Two 10 kilogram boxes are connected by a massless frictionless pulley. The boxes remain st rest with the one on the right hanging vertically and the one on the left 2.0 meters from the bottom of an inclined plane that makes an angle of 60 degrees with the horizontal. The coefficients of kinetic friction and static friction between the left hand box and the plane are 0.15 and 0.30 respectively. You may use g= 10 m/s(2nd power), sin 60 degrees = .087, and cos 60 degrees = 0.50.

Question

Two 10 kilogram boxes are connected by a massless frictionless pulley.  The boxes remain st rest with the one on the right hanging vertically and the one on the left 2.0 meters from the bottom of an inclined plane that makes an angle of 60 degrees with the horizontal.  The coefficients of kinetic friction and static  friction between the left hand box and the plane are 0.15 and 0.30 respectively.  You may use g= 10 m/s(2nd power), sin 60 degrees = .087, and cos 60 degrees = 0.50.
What is the tension in the string
What is the force/ forces on the box that is on the plane

bobpursley · Answer

You need to break the forces into components along the direction of travel.

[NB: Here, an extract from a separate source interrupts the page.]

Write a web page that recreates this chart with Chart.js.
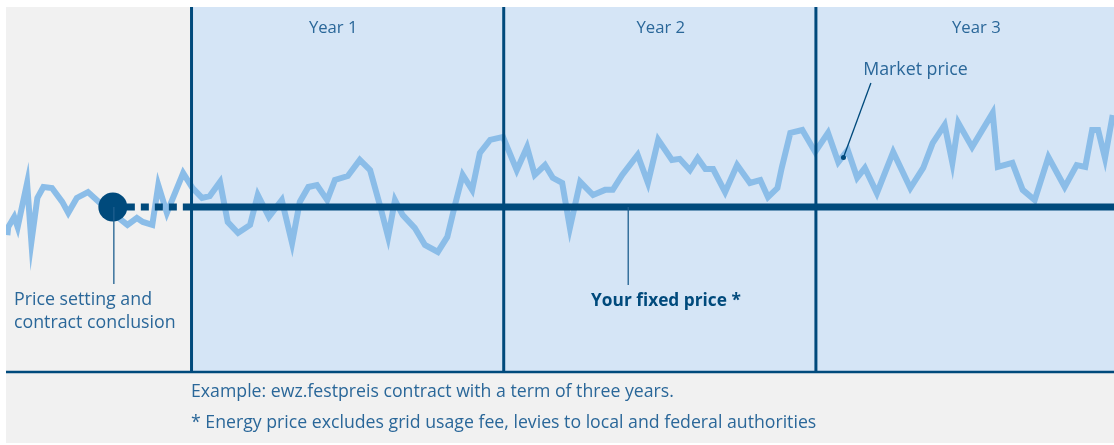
<!DOCTYPE html>
<html>
<head>
<meta charset="utf-8">
<script src="https://cdn.jsdelivr.net/npm/chart.js@4"></script>
<style>
  html, body { margin:0; padding:0; background:#fff; }
  #wrap { width:1114px; height:445px; }
</style>
</head>
<body>
<div id="wrap"><canvas id="price-plot" width="1114" height="445"></canvas></div>
<script>
'use strict';

// x = days relative to contract start (year 1 begins at day 0)
const marketDays = [
  -213, -212, -205, -201, -190, -185, -178, -171, -161, -149, -142, -132, -119, -105,
  -73, -62, -55, -44, -37, -27, -8, 3, 14, 23, 35, 44, 56, 70, 79, 92, 107, 119, 128,
  138, 148, 160, 169, 184, 198, 210, 222, 231, 239, 248, 262, 274, 289, 300, 309, 318,
  329, 338, 350, 365, 381, 393, 402, 414, 423, 434, 443, 455, 470, 484, 493, 504, 522,
  534, 546, 562, 571, 583, 592, 601, 610, 624, 638, 653, 665, 674, 685, 690, 700, 714,
  729, 744, 756, 767, 778, 787, 801, 820, 840, 855, 866, 880, 889, 896, 912, 936, 942,
  959, 971, 985, 1001, 1020, 1034, 1044, 1052, 1059, 1067, 1076
];
const marketPrice = [
  37.5, 39.7, 42.5, 39.7, 51.8, 35.6, 47.7, 50.7, 50.4, 46.6, 43.6, 47.7, 49.3, 46.3,
  40.3, 42.2, 41.1, 40.3, 51.2, 43.6, 54.5, 50.4, 47.7, 48.2, 52.1, 41.1, 38.1, 40.3, 48.5,
  42.5, 47.1, 35.3, 46.6, 50.7, 51.2, 47.1, 52.6, 53.7, 58.1, 55.3, 45.2, 37.0, 47.1, 43.0,
  39.5, 34.8, 32.9, 37.0, 45.8, 54.0, 49.9, 60.0, 63.6, 64.4, 55.3, 61.6, 54.0, 56.7, 53.2,
  51.8, 39.5, 52.1, 48.5, 49.9, 49.9, 54.0, 59.5, 51.8, 63.6, 58.1, 58.4, 55.3, 58.6, 55.6,
  55.6, 49.3, 56.7, 51.8, 52.6, 47.9, 50.4, 55.9, 65.5, 66.3, 60.3, 65.5, 57.5, 60.8, 53.2,
  55.9, 49.0, 60.3, 50.4, 55.9, 62.7, 67.7, 57.3, 68.2, 61.6, 71.0, 56.2, 57.3, 49.9, 47.1,
  58.9, 50.7, 56.7, 56.2, 66.3, 66.3, 58.6, 70.4
];
const fixedPrice = 45.2;
const contractDay = -90;
const dayMin = -214.6;
const dayMax = 1077.5;
const yearStarts = [0, 365, 730];
const yearLabels = ['Year 1', 'Year 2', 'Year 3'];
const yearLabelDays = [167, 549, 917];
const notes = [
  'Example: ewz.festpreis contract with a term of three years.',
  '* Energy price excludes grid usage fee, levies to local and federal authorities'
];

const DARK = '#004a7c';
const TEXT = '#2a6799';
const FONT = '"Open Sans", "Liberation Sans", sans-serif';

function priceAt(day){
  for(let i = 1; i < marketDays.length; i++){
    if(marketDays[i] >= day){
      const t = (day - marketDays[i-1]) / (marketDays[i] - marketDays[i-1]);
      return marketPrice[i-1] + t * (marketPrice[i] - marketPrice[i-1]);
    }
  }
  return marketPrice[marketPrice.length - 1];
}

const panels = {
  id:'panels',
  beforeDraw(chart){
    const {ctx, chartArea:a, scales:{x}} = chart;
    const x0 = x.getPixelForValue(0);
    ctx.save();
    ctx.fillStyle = '#f1f1f1';
    ctx.fillRect(a.left, a.top, a.right - a.left, chart.height - 2 - a.top);
    ctx.fillStyle = '#d5e5f6';
    ctx.fillRect(x0, a.top, a.right - x0, a.bottom - a.top);
    ctx.restore();
  },
  afterDatasetsDraw(chart){
    const {ctx, chartArea:a, scales:{x}} = chart;
    ctx.save();
    ctx.strokeStyle = DARK;
    ctx.lineWidth = 3;
    yearStarts.forEach((d, i)=>{
      const px = x.getPixelForValue(d) + 1.5 - i * 0.8;
      ctx.beginPath();
      ctx.moveTo(px, a.top);
      ctx.lineTo(px, a.bottom);
      ctx.stroke();
    });
    ctx.lineWidth = 2.5;
    ctx.beginPath();
    ctx.moveTo(a.left, a.bottom);
    ctx.lineTo(a.right, a.bottom);
    ctx.stroke();
    ctx.restore();
  },
  afterDraw(chart){
    const {ctx, chartArea:a, scales:{x, y}} = chart;
    const fy = y.getPixelForValue(fixedPrice);
    ctx.save();
    ctx.textBaseline = 'middle';

    // year headers
    ctx.fillStyle = TEXT;
    ctx.font = '16.7px ' + FONT;
    ctx.textAlign = 'center';
    yearLabels.forEach((lbl, i)=>{
      ctx.fillText(lbl, x.getPixelForValue(yearLabelDays[i]), a.top + 21);
    });

    // pointer lines
    ctx.strokeStyle = '#1f5f8f';
    ctx.lineWidth = 1.3;
    const cx = x.getPixelForValue(contractDay) + 1;
    ctx.beginPath();
    ctx.moveTo(cx, fy);
    ctx.lineTo(cx, 284);
    ctx.stroke();

    const fxp = x.getPixelForValue(511);
    ctx.beginPath();
    ctx.moveTo(fxp, fy);
    ctx.lineTo(fxp, 285);
    ctx.stroke();

    const mx = x.getPixelForValue(762);
    const my = y.getPixelForValue(priceAt(762)) + 2;
    ctx.strokeStyle = DARK;
    ctx.beginPath();
    ctx.moveTo(x.getPixelForValue(794), 83);
    ctx.lineTo(mx, my);
    ctx.stroke();
    ctx.fillStyle = DARK;
    ctx.beginPath();
    ctx.arc(mx, my, 2.5, 0, Math.PI * 2);
    ctx.fill();

    // labels
    ctx.fillStyle = TEXT;
    ctx.textAlign = 'left';
    ctx.font = '17.8px ' + FONT;
    ctx.fillText('Market price', x.getPixelForValue(785), 70);
    ctx.fillText('Price setting and', 14, 300);
    ctx.fillText('contract conclusion', 14, 323);

    ctx.fillStyle = DARK;
    ctx.font = 'bold 17.3px ' + FONT;
    ctx.textAlign = 'center';
    ctx.fillText('Your fixed price *', x.getPixelForValue(555), 301);

    ctx.fillStyle = TEXT;
    ctx.font = '17.7px ' + FONT;
    ctx.textAlign = 'left';
    notes.forEach((n, i)=>{
      ctx.fillText(n, x.getPixelForValue(0) + 1, 392 + i * 31);
    });
    ctx.restore();
  }
};

let chart = null;

function makePlot(){
  chart = new Chart(document.querySelector('#price-plot'), {
    type:'line',
    data:{
      datasets:[
        {
          label:'Your fixed price',
          data:[
            {x:contractDay, y:fixedPrice},
            {x:0, y:fixedPrice},
            {x:dayMax, y:fixedPrice}
          ],
          borderColor:DARK,
          borderWidth:7,
          pointRadius:(c)=>c.dataIndex === 0 ? 14.5 : 0,
          pointBackgroundColor:DARK,
          pointBorderWidth:0,
          segment:{
            borderDash:(c)=>c.p0.parsed.x < 0 ? [8, 6] : undefined
          },
          order:0
        },
        {
          label:'Market price',
          data:marketDays.map((d, i)=>({x:d, y:marketPrice[i]})),
          borderColor:'#8bbde8',
          borderWidth:6,
          borderJoinStyle:'miter',
          tension:0,
          pointRadius:0,
          order:1
        }
      ]
    },
    options:{
      responsive:false,
      animation:false,
      devicePixelRatio:1,
      layout:{autoPadding:false, padding:{left:6, top:7, right:0, bottom:73}},
      plugins:{legend:{display:false}, tooltip:{enabled:false}},
      scales:{
        x:{type:'linear', min:dayMin, max:dayMax, display:false},
        y:{min:0, max:100, display:false}
      }
    },
    plugins:[panels]
  });
}

window.addEventListener('load', ()=>{
  makePlot();
});
</script>
</body>
</html>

First, the hanging box, its weight is mg, downward, in the direction of travel.

Second, the box on the plane. The weigh mg has a component along the plane, mgsinTheta, and a component normal to the plane, mgCosTheta. Friction, then, will be mgCosTheta*mu

Next, the force equation.
Netforce= ma
assume the movement is to the right (clockwise)

mg-mgSinTheta-mgCosTheta*mu= ma
so solve for a. If it is positive, your assumptions about direction (and the direction of friction) was correct.

Next tension. The force on the rope just above the hanging box is
mg-ma. The force on the box on the plane is mgSinTheta+mgCosTheta*mu + ma

check my thinking.

SMartGUy69 · Answer

Wrong... Your logic is terrible. Fix it.